— Begin Records to process —
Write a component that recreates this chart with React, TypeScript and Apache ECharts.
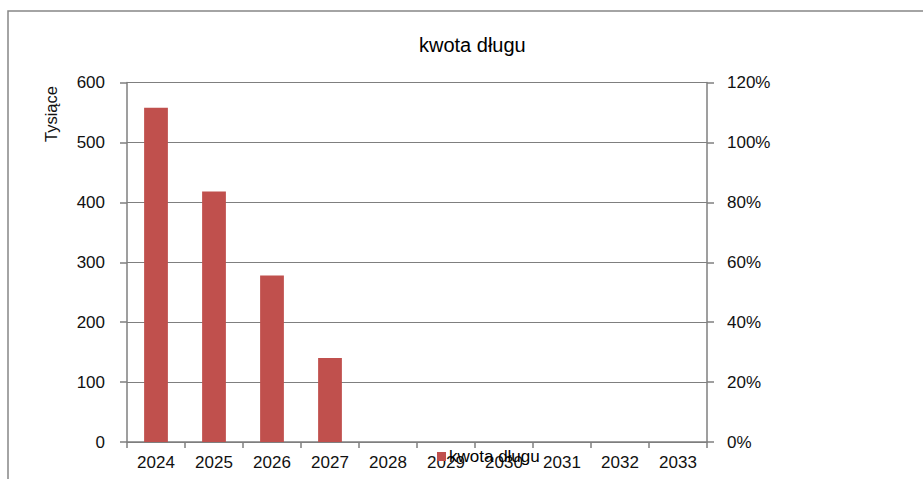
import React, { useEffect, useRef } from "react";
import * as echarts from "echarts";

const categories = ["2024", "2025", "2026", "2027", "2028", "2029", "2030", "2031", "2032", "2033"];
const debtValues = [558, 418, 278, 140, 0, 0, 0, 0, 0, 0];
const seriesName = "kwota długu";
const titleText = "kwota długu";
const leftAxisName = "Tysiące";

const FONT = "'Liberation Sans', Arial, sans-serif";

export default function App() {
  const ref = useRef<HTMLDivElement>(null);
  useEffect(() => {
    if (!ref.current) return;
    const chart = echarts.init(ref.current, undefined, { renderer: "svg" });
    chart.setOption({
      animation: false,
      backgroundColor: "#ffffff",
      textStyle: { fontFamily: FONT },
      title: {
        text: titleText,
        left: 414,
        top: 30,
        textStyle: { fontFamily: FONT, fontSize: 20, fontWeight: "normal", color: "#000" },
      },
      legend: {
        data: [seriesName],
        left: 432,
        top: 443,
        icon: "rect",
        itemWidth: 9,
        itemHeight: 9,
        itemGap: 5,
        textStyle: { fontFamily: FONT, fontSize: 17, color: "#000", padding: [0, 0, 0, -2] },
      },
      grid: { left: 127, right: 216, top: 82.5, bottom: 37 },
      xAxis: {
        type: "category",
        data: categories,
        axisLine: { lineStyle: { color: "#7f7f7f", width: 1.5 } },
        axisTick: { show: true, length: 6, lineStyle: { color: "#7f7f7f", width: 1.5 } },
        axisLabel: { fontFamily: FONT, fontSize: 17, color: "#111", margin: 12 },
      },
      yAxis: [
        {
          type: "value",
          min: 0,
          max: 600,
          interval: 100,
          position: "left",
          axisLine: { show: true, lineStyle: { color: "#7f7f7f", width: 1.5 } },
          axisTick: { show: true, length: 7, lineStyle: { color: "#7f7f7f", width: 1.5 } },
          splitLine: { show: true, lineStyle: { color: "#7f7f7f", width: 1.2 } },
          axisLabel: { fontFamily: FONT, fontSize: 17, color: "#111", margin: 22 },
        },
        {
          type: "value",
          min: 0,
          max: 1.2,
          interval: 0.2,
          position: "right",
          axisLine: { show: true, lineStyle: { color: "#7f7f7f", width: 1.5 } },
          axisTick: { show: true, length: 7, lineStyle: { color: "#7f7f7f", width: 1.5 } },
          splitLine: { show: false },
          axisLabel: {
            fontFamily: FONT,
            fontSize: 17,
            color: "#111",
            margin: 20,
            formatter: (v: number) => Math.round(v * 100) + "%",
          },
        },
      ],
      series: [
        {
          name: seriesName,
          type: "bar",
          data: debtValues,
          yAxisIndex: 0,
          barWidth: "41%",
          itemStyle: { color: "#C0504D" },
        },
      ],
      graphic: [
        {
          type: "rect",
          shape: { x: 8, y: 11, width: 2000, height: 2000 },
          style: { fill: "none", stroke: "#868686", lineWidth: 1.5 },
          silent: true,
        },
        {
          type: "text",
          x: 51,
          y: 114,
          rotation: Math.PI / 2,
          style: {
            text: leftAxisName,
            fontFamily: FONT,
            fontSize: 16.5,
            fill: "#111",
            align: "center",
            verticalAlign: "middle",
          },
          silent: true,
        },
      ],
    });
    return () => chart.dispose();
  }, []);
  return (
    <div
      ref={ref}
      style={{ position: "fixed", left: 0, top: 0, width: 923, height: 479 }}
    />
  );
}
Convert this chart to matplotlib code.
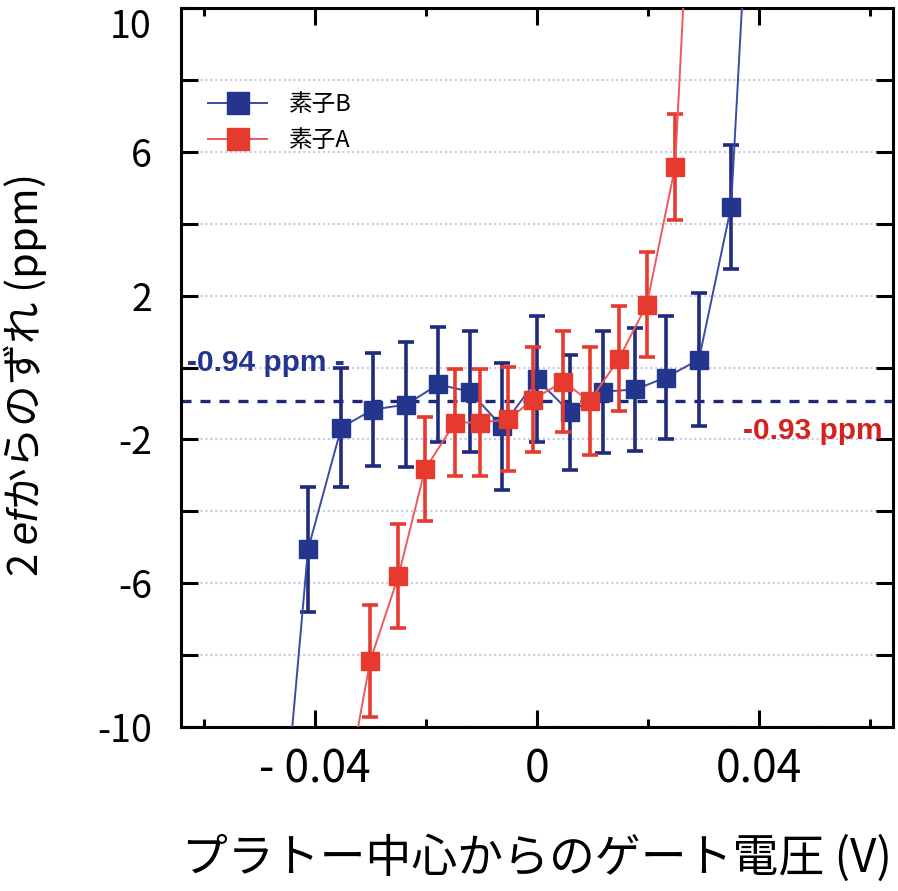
— End Records to process —
_Task brief_: Reproduce the records word for word, please, from their first line up to and including the line that contains "import * as", but no pictures.

_Complete output_:
Write a component that recreates this chart with React, TypeScript and Apache ECharts.
import React, { useEffect, useRef } from "react";
import * as echarts from "echarts";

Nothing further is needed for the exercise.